Lim Kit Siang

What Chin Peng’s story can teach us

We need to explore the story behind the armed struggle to understand the ideology behind the movement. We might denounce the atrocities of the communist insurgents/Malayan co-freedom fighters, but we must also recognise the intellectual value and power of the Marxist critique of society as a legitimate, systematic, liberating, humanising and praxical (the translation of theory to practice) body of knowledge that has evolved into an organic discipline itself.

By Azly Rahman

The story of the Malayan nationalist leader Chin Peng’s request to come home interests me academically. I hope he will one day be given the chance to speak in Malaysia’s universities, sharing his story on Malaysia’s struggle against imperialism.

After 50 years of Independence, we still cannot tell the difference between say, communism, Marxism, socialism or anarchism. We are well versed in the foundations of crypto-corporate-cybernetic-crony capitalism, of the inner workings of the capital markets, and on how to get cheap labour and squeeze profits out of modern-day indentured slaves from countries impoverished by the policies of the International Monetary Fund and the World Bank.

We are good at talking about ‘global economics’ and the ‘glocalisation’ of Wall Street and Silicon Valley industries. What we think profitable at the global market we import into our local economies, and what we see profitable in our country, we force our farmers and labourers to produce for the global economies.

We then complain about the evils of globalisation without realising that the big capitalists amongst us are the new globalisers of our own labour. At a time when we are exploring the possibilities of becoming a ‘bio-technologised nation’ (whatever that means to the padi planter/farmer in Changlung, Kedah or Tambun Tulang in Perlis), we still have not explored the meaning of ideas we ‘fear’. We still equate communism only with armed struggle – just like some Western media conglomerate’s tendency of equating Islam with terrorism, and many other concept/word associations that are not accurate and dangerously misleading.

We need to explore the story behind the armed struggle to understand the ideology behind the movement.
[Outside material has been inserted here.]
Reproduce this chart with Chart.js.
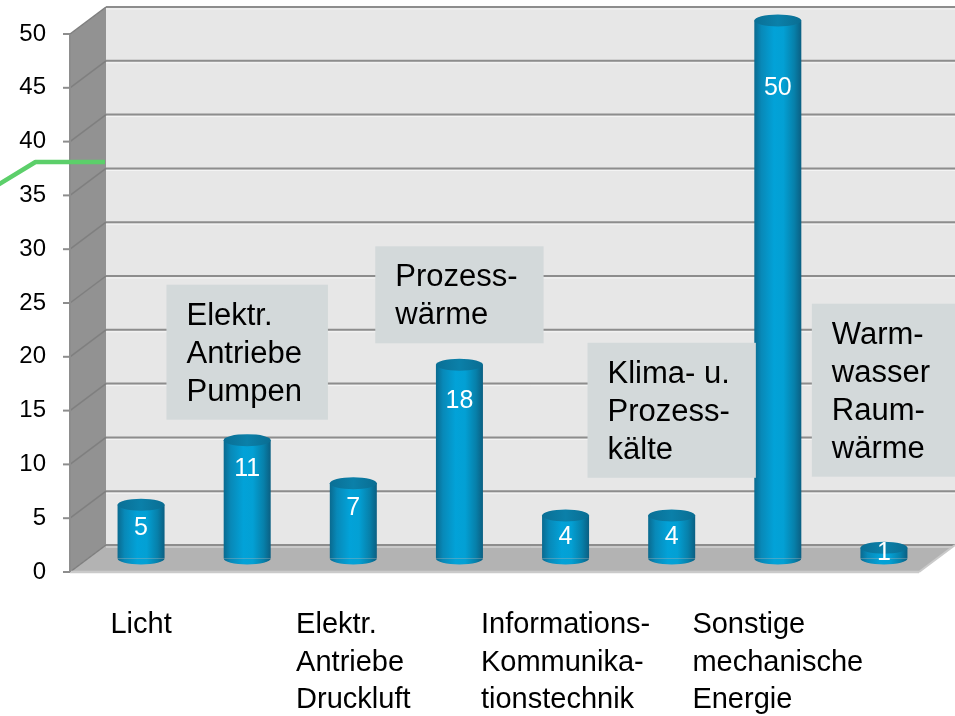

We might denounce the atrocities of the communist insurgents/Malayan co-freedom fighters, but we must also recognise the intellectual value and power of the Marxist critique of society as a legitimate, systematic, liberating, humanising and praxical (the translation of theory to practice) body of knowledge that has evolved into an organic discipline itself.

One must engage in a systematic study of Marxism in order to be well-equipped with the understanding of what ‘national development’ means. Without this knowledge, we will forever colonise ourselves by importing more and more members of international advisory panel of any national project we blindly embark upon.

We need to ask these questions:

Imagine the quality of dissertation topics we will have in the archives of our public universities? These topics should generate interest in looking at the possibilities of newer and better arrangement of base and superstructure of Malaysian society as we develop newer commanding heights, and as we continue to profess our status as an independent nation that is slowly suffocating in the haze of globalisation.

Marxism and other ‘isms’

I have a few suggestion to create an augmentation to this argument over Chin Peng’s return:

I suggest we have our undergraduate students read the variety of ‘isms’ and have them construct their own understanding of what this ‘nebulous of ideas’ means. We must give our students the message that these ‘truths’ must be explored and not be shied away from.

We cannot, in this context of the issue, ban books on radical political change anymore. We must even have courses on Marxism, socialism, capitalism and anarchism and encourage our teaching faculty to teach their favourite thinkers such as Karl Marx, Ibnu Sina, Al Farabi, Ali Shariati, Che Guevara, Socrates, Krishnamurthi, Radhakrishna, the French Existentialists, Einstein, Malcolm X, Plato, Habermas, Bourdieu, Foucault, Syed Hussein Al-Aattas, Sukarno, Raden Adjeng Kartini, Jose Rizal, Lee Kuan Yew, Gandhi, Kung Fu Tze, Lao Tzi, and Mao Ze Dong. One could even develop a course around the life and times of the American poet-musician Bob Dylan. Or teach about the struggles of the Malaysian radical thinkers of the Independence movement and create an educational, social, and political paradigm of change out of their ideas.

I believe, we will create better thinkers amongst our students and faculty. Campus authorities will not need to use scare tactics during student elections nor university lecturers need not be fired by vice-chancellors and by extension, the higher education ministry, who are bankrupt of intelligent arguments. We must let a hundred flowers bloom.

“The simplest questions are the most profound,” said Socrates.